The Miura is clearly something special to the family though, even in this company. “It was my late husband’s dream,” says Jane simply, the car bought 12 years ago. Upgraded to S spec in 1968 it's used in a refreshingly no-nonsense way, with Jane taking the car out for club events and regularly putting the miles in. “People say 'you’ll trailer it around' but she’s there to be driven. There are challenges – the turning circle and the view make reversing interesting, as are motorways. We wouldn’t put mirrors on it though, we're terrible purists about things like that!”
And the driving experience? “Over 100mph you feel the lightness in the front end but in deference to the age and sentimental value I don’t push too hard,” says Jane.
So what does she make of the Aventador? “I think it’s gorgeous!” she says, taking in the Miura references like the slatted engine decking. “I was never a huge fan of the Countach, but this is a lovely car and very much back on track.” We could spend all day shooting the breeze but there are three more Lambos waiting and, reluctantly, we hit the road.
Having posted a picture of the Aventador alongside the Miura on the PH Facebook page I’m wondering how many of the ‘nice work if you can get it’ responses would be so keen on the reality of piloting £300K’s worth of Lambo along the M1 in thick spray.
It’s with some relief when we rock up at the Northampton business park where – thankfully – Countach owner Tom has swallowed a brave pill, left his GT-R daily driver at home and guided his black 25th Anniversary through the rain. Top man.
Now, Horacio Pagani has done many cool things but, politely, his 25th Anniversary additions to the Countach haven’t garnered universal praise. Tom’s unapologetic though. “As a child of the 80s you’ve got to have the spoilers haven’t you?” he grins, adding, “and in terms of driveability it’s better too. The guy I bought it from had owned several of them and said if you want to actually use it the Anniversary is the one.”
And how does the dream match up to the reality? “It’s brilliant!” he beams. “By modern standards it’s not too fast but the grin factor from the noise is fantastic.”
Tom’s car is fresh back from a brake and air-con rebuild that didn’t come cheaply and his annual budget for repairs is … burly. But given the way Countach values are going let’s just say even with the service costs he’s sitting on an appreciating asset.
And what does he make of the Aventador? “It’s my first exposure to it,” he muses. “It’s got massive presence … and massive width!” One thing we're all in agreement on though - compared with the Countach it sounds a little, well, dull!

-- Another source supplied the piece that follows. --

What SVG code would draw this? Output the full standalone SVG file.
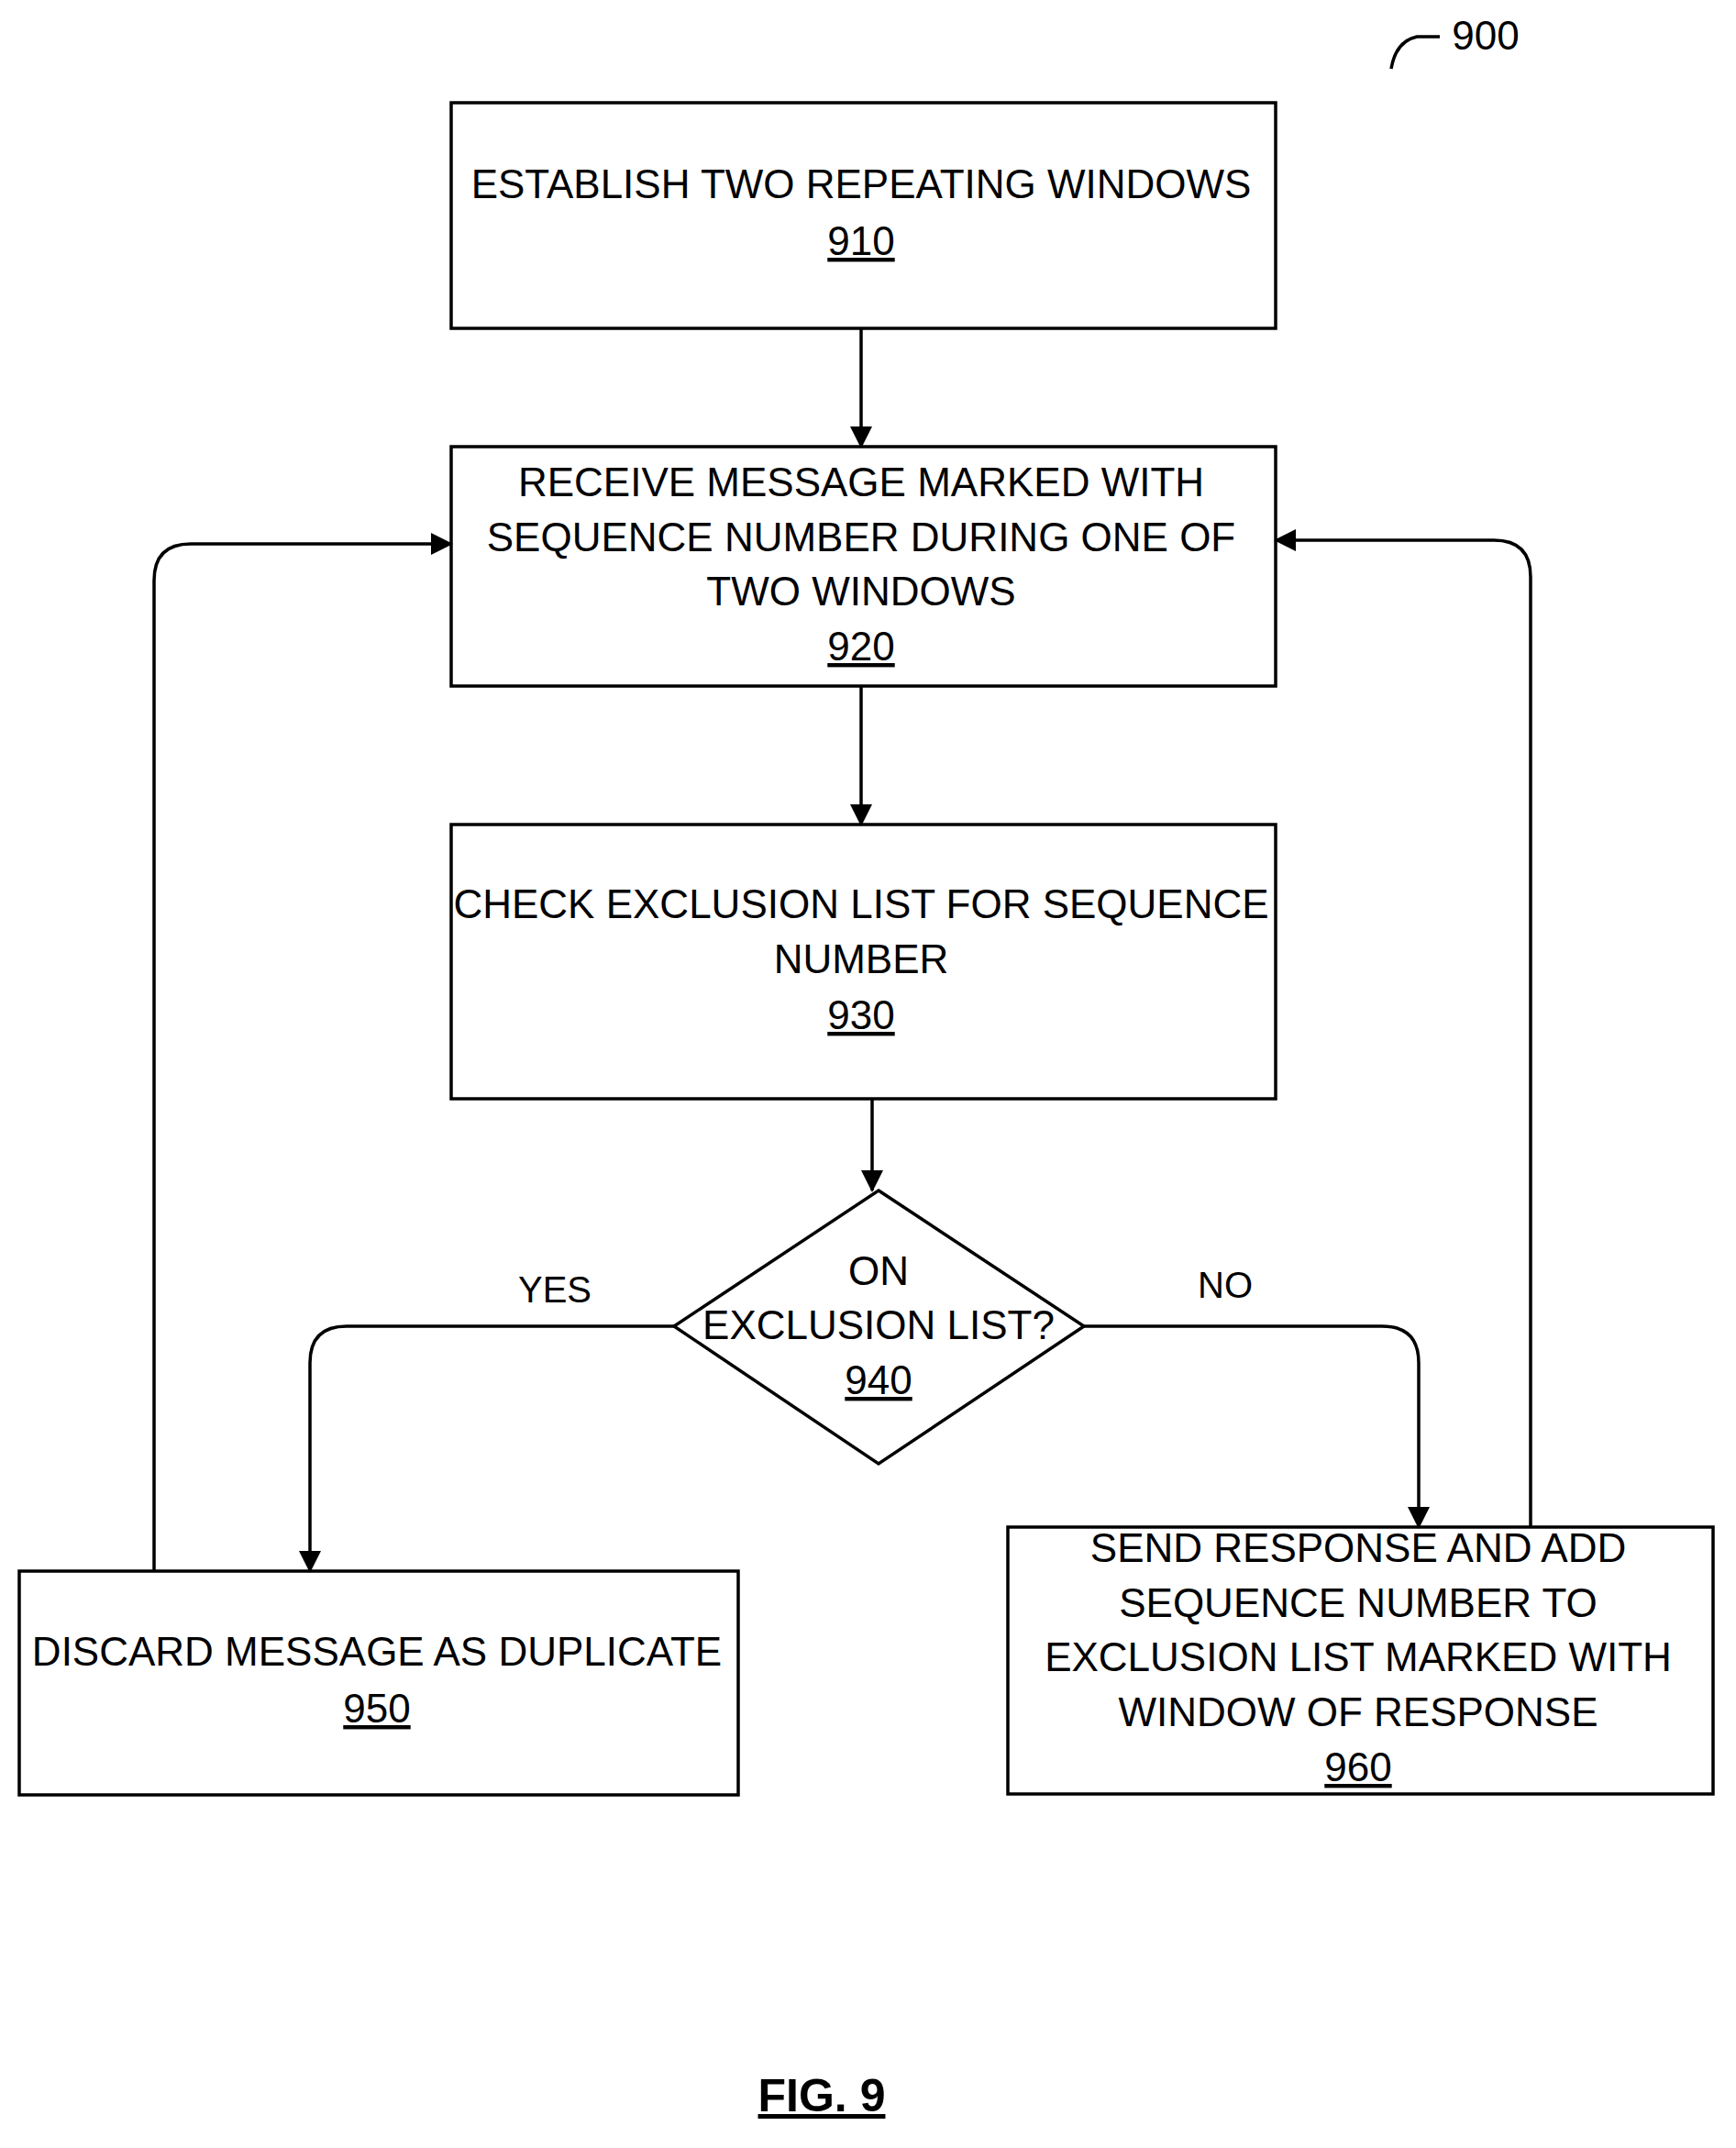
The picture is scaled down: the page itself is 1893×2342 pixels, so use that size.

After the unrelenting misery of the M1 a promising cross country route to MK is swiftly thwarted by dawdlers. The reward at the end of it is the sight of Phil’s stunning purple Diablo 6.0 VT, a car that appears so drastically out of step with this quiet Milton Keynes cul-de-sac as to be downright rude. Outrageous in size, boasting a giant carbon rear wing and viper’s nest of writhing exhausts beneath the rear valance between steamroller width tyres there’s absolutely nothing subtle about it. Which suits Phil just fine, thank you very much.
He wasn’t sold initially though. “5.7s are a bit truck-like but I drove a 6.0 and it was a revelation,” he says. “I went to see this one and tried to do the teeth-sucking and tyre-kicking thing but resistance was futile and it was like 'have it wrapped and brought to my room!'”
He goes on, “It’s the best of both worlds too. Early Murcielagos are too Audi and a bit tame. This is one of the best things they’ve done. The 6.0 has probably the best interior they've ever done. Getting stuck in jams at night is no hardship because I just sit there and drink it all in!"
It’s not exactly mollycoddled either. “It’s done a few tracks,” says Phil. “It’s a great hooligan machine but it’s not got great brake stamina.” He also tells an amusingly cautionary tale of what happens when you try to do doughnuts with fresh, grippy rubber. Lots of smoke, a new clutch and a five-figure bill. Other than that servicing reveals “no horrors” other than the need to get it on a lift (“a pantomime!”) just to change sidelight bulbs.
And the Aventador? Phil’s tempted. “When I first saw it I thought they were trying too hard and early reports said it was easy to drive,” he muses. “And then I saw a gold one and it was wow! As I’m getting older I’m looking for something a bit more sensible and this might do the job!”
It’d be nice to report that a day of epic Lamborghini tyre-kicking could also include some suitably epic driving. Sadly the only epic thing today is typical Friday afternoon traffic and it takes us a while to make it to our final call of the day in Essex to meet Mark, our Murcielago owner.
True Lambo love came with his first Murcielago and the smile on his face tells you all you need to know. Two weeks ago this evolved into the searing orange LP640 Roadster you see here, the smile even bigger. “I had a Tubi exhaust on my first Murci and I enjoyed that,” he says, “but this one just seems to run even smoother.”
And what of the dream-reality equation? More grinning. “You can have the worst day in the world and with one turn of the key it’s forgotten,” he says.
Having been to a customer unveiling he’s been up close to the Aventador before too and, at first, he’s measured in his appraisal. “For me the front isn’t quite dramatic enough … it does flow though,” he says. A quick ride down the lanes and he’s a lot more positive. 700hp does that to a fellow, it seems!
A huge thanks to all our Lamborghini owners for giving up their time to share their cars!